(begin)

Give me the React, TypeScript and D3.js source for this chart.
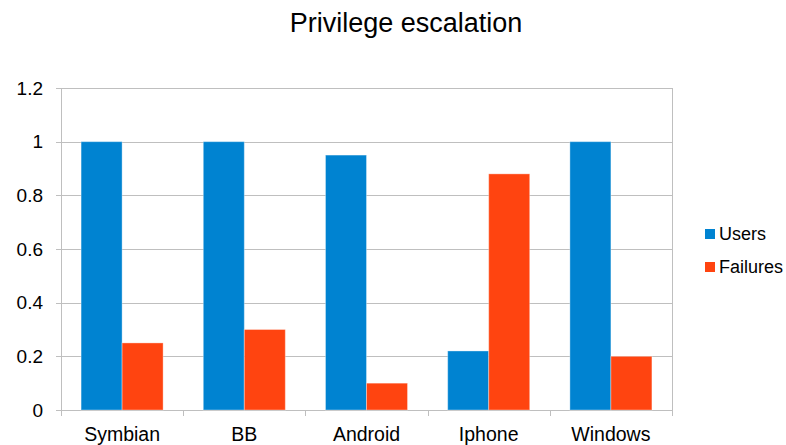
import React, { useEffect, useRef } from 'react';
import * as d3 from 'd3';

const categories = ['Symbian', 'BB', 'Android', 'Iphone', 'Windows'];
const users = [1, 1, 0.95, 0.22, 1];
const failures = [0.25, 0.3, 0.1, 0.88, 0.2];
const seriesNames = ['Users', 'Failures'];
const seriesColors = ['#0083D1', '#FF4410'];
const yTicks = [0, 0.2, 0.4, 0.6, 0.8, 1, 1.2];

const W = 786;
const H = 445;

const App: React.FC = () => {
  const svgRef = useRef<SVGSVGElement>(null);

  useEffect(() => {
    if (!svgRef.current) return;
    const svg = d3.select(svgRef.current);
    svg.selectAll('*').remove();

    const margin = { top: 88, right: 114, bottom: 35, left: 61 };
    const innerWidth = W - margin.left - margin.right;
    const innerHeight = H - margin.top - margin.bottom;
    const font = '"Liberation Sans", Arial, sans-serif';

    const g = svg.append('g').attr('transform', `translate(${margin.left},${margin.top})`);

    const x = d3.scaleBand().domain(categories).range([0, innerWidth]).paddingInner(0).paddingOuter(0);
    const xInner = d3.scaleBand().domain(seriesNames).range([0, x.bandwidth()]).paddingInner(0).paddingOuter(0.49);
    const y = d3.scaleLinear().domain([0, 1.2]).range([innerHeight, 0]);

    // gridlines
    g.selectAll('.grid')
      .data(yTicks)
      .enter().append('line')
      .attr('x1', -5)
      .attr('x2', innerWidth)
      .attr('y1', d => Math.round(y(d)) + 0.5)
      .attr('y2', d => Math.round(y(d)) + 0.5)
      .attr('stroke', '#BFBFBF')
      .attr('stroke-width', 1);

    // right border
    g.append('line')
      .attr('x1', innerWidth + 0.5).attr('x2', innerWidth + 0.5)
      .attr('y1', 0).attr('y2', innerHeight)
      .attr('stroke', '#BFBFBF');

    // y axis line
    g.append('line')
      .attr('x1', 0.5).attr('x2', 0.5)
      .attr('y1', 0).attr('y2', innerHeight + 6)
      .attr('stroke', '#BFBFBF');

    // x category ticks
    const edges = categories.map(c => x(c)!).concat([innerWidth]);
    g.selectAll('.xtick')
      .data(edges.slice(1))
      .enter().append('line')
      .attr('x1', d => Math.round(d) + 0.5)
      .attr('x2', d => Math.round(d) + 0.5)
      .attr('y1', innerHeight)
      .attr('y2', innerHeight + 6)
      .attr('stroke', '#BFBFBF');

    // y labels
    g.selectAll('.ylabel')
      .data(yTicks)
      .enter().append('text')
      .attr('x', -18)
      .attr('y', d => y(d))
      .attr('dy', '0.35em')
      .attr('text-anchor', 'end')
      .style('font-family', font)
      .style('font-size', '19px')
      .style('fill', '#000')
      .text(d => (d === 0 || d === 1 ? String(d) : d.toFixed(1)));

    // x labels
    g.selectAll('.xlabel')
      .data(categories)
      .enter().append('text')
      .attr('x', d => x(d)! + x.bandwidth() / 2)
      .attr('y', innerHeight + 31)
      .attr('text-anchor', 'middle')
      .style('font-family', font)
      .style('font-size', '19.5px')
      .style('fill', '#000')
      .text(d => d);

    // bars
    const seriesData = [users, failures];
    seriesNames.forEach((s, si) => {
      g.selectAll(`.bar-${si}`)
        .data(categories)
        .enter().append('rect')
        .attr('x', d => x(d)! + xInner(s)!)
        .attr('y', (d, i) => y(seriesData[si][i]))
        .attr('width', xInner.bandwidth())
        .attr('height', (d, i) => innerHeight - y(seriesData[si][i]))
        .attr('fill', seriesColors[si])
        .attr('stroke', 'rgba(255,255,255,0.35)')
        .attr('stroke-width', 1);
    });

    // title
    svg.append('text')
      .attr('x', 406)
      .attr('y', 32)
      .attr('text-anchor', 'middle')
      .style('font-family', font)
      .style('font-size', '27px')
      .style('fill', '#000')
      .text('Privilege escalation');

    // legend
    const legend = svg.append('g').attr('transform', 'translate(705,229)');
    seriesNames.forEach((s, i) => {
      const row = legend.append('g').attr('transform', `translate(0,${i * 33})`);
      row.append('rect')
        .attr('width', 10).attr('height', 10)
        .attr('fill', seriesColors[i]);
      row.append('text')
        .attr('x', 14)
        .attr('y', 5)
        .attr('dy', '0.35em')
        .style('font-family', font)
        .style('font-size', '18px')
        .style('fill', '#000')
        .text(s);
    });
  }, []);

  return (
    <svg
      ref={svgRef}
      width={W}
      height={H}
      style={{ position: 'absolute', left: 0, top: 0, background: '#fff' }}
    />
  );
};

export default App;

(end)

Written task:
Except for the pictures, reproduce every line exactly.

Answer in full:
Give me the React, TypeScript and D3.js source for this chart.
import React, { useEffect, useRef } from 'react';
import * as d3 from 'd3';

const categories = ['Symbian', 'BB', 'Android', 'Iphone', 'Windows'];
const users = [1, 1, 0.95, 0.22, 1];
const failures = [0.25, 0.3, 0.1, 0.88, 0.2];
const seriesNames = ['Users', 'Failures'];
const seriesColors = ['#0083D1', '#FF4410'];
const yTicks = [0, 0.2, 0.4, 0.6, 0.8, 1, 1.2];

const W = 786;
const H = 445;

const App: React.FC = () => {
  const svgRef = useRef<SVGSVGElement>(null);

  useEffect(() => {
    if (!svgRef.current) return;
    const svg = d3.select(svgRef.current);
    svg.selectAll('*').remove();

    const margin = { top: 88, right: 114, bottom: 35, left: 61 };
    const innerWidth = W - margin.left - margin.right;
    const innerHeight = H - margin.top - margin.bottom;
    const font = '"Liberation Sans", Arial, sans-serif';

    const g = svg.append('g').attr('transform', `translate(${margin.left},${margin.top})`);

    const x = d3.scaleBand().domain(categories).range([0, innerWidth]).paddingInner(0).paddingOuter(0);
    const xInner = d3.scaleBand().domain(seriesNames).range([0, x.bandwidth()]).paddingInner(0).paddingOuter(0.49);
    const y = d3.scaleLinear().domain([0, 1.2]).range([innerHeight, 0]);

    // gridlines
    g.selectAll('.grid')
      .data(yTicks)
      .enter().append('line')
      .attr('x1', -5)
      .attr('x2', innerWidth)
      .attr('y1', d => Math.round(y(d)) + 0.5)
      .attr('y2', d => Math.round(y(d)) + 0.5)
      .attr('stroke', '#BFBFBF')
      .attr('stroke-width', 1);

    // right border
    g.append('line')
      .attr('x1', innerWidth + 0.5).attr('x2', innerWidth + 0.5)
      .attr('y1', 0).attr('y2', innerHeight)
      .attr('stroke', '#BFBFBF');

    // y axis line
    g.append('line')
      .attr('x1', 0.5).attr('x2', 0.5)
      .attr('y1', 0).attr('y2', innerHeight + 6)
      .attr('stroke', '#BFBFBF');

    // x category ticks
    const edges = categories.map(c => x(c)!).concat([innerWidth]);
    g.selectAll('.xtick')
      .data(edges.slice(1))
      .enter().append('line')
      .attr('x1', d => Math.round(d) + 0.5)
      .attr('x2', d => Math.round(d) + 0.5)
      .attr('y1', innerHeight)
      .attr('y2', innerHeight + 6)
      .attr('stroke', '#BFBFBF');

    // y labels
    g.selectAll('.ylabel')
      .data(yTicks)
      .enter().append('text')
      .attr('x', -18)
      .attr('y', d => y(d))
      .attr('dy', '0.35em')
      .attr('text-anchor', 'end')
      .style('font-family', font)
      .style('font-size', '19px')
      .style('fill', '#000')
      .text(d => (d === 0 || d === 1 ? String(d) : d.toFixed(1)));

    // x labels
    g.selectAll('.xlabel')
      .data(categories)
      .enter().append('text')
      .attr('x', d => x(d)! + x.bandwidth() / 2)
      .attr('y', innerHeight + 31)
      .attr('text-anchor', 'middle')
      .style('font-family', font)
      .style('font-size', '19.5px')
      .style('fill', '#000')
      .text(d => d);

    // bars
    const seriesData = [users, failures];
    seriesNames.forEach((s, si) => {
      g.selectAll(`.bar-${si}`)
        .data(categories)
        .enter().append('rect')
        .attr('x', d => x(d)! + xInner(s)!)
        .attr('y', (d, i) => y(seriesData[si][i]))
        .attr('width', xInner.bandwidth())
        .attr('height', (d, i) => innerHeight - y(seriesData[si][i]))
        .attr('fill', seriesColors[si])
        .attr('stroke', 'rgba(255,255,255,0.35)')
        .attr('stroke-width', 1);
    });

    // title
    svg.append('text')
      .attr('x', 406)
      .attr('y', 32)
      .attr('text-anchor', 'middle')
      .style('font-family', font)
      .style('font-size', '27px')
      .style('fill', '#000')
      .text('Privilege escalation');

    // legend
    const legend = svg.append('g').attr('transform', 'translate(705,229)');
    seriesNames.forEach((s, i) => {
      const row = legend.append('g').attr('transform', `translate(0,${i * 33})`);
      row.append('rect')
        .attr('width', 10).attr('height', 10)
        .attr('fill', seriesColors[i]);
      row.append('text')
        .attr('x', 14)
        .attr('y', 5)
        .attr('dy', '0.35em')
        .style('font-family', font)
        .style('font-size', '18px')
        .style('fill', '#000')
        .text(s);
    });
  }, []);

  return (
    <svg
      ref={svgRef}
      width={W}
      height={H}
      style={{ position: 'absolute', left: 0, top: 0, background: '#fff' }}
    />
  );
};

export default App;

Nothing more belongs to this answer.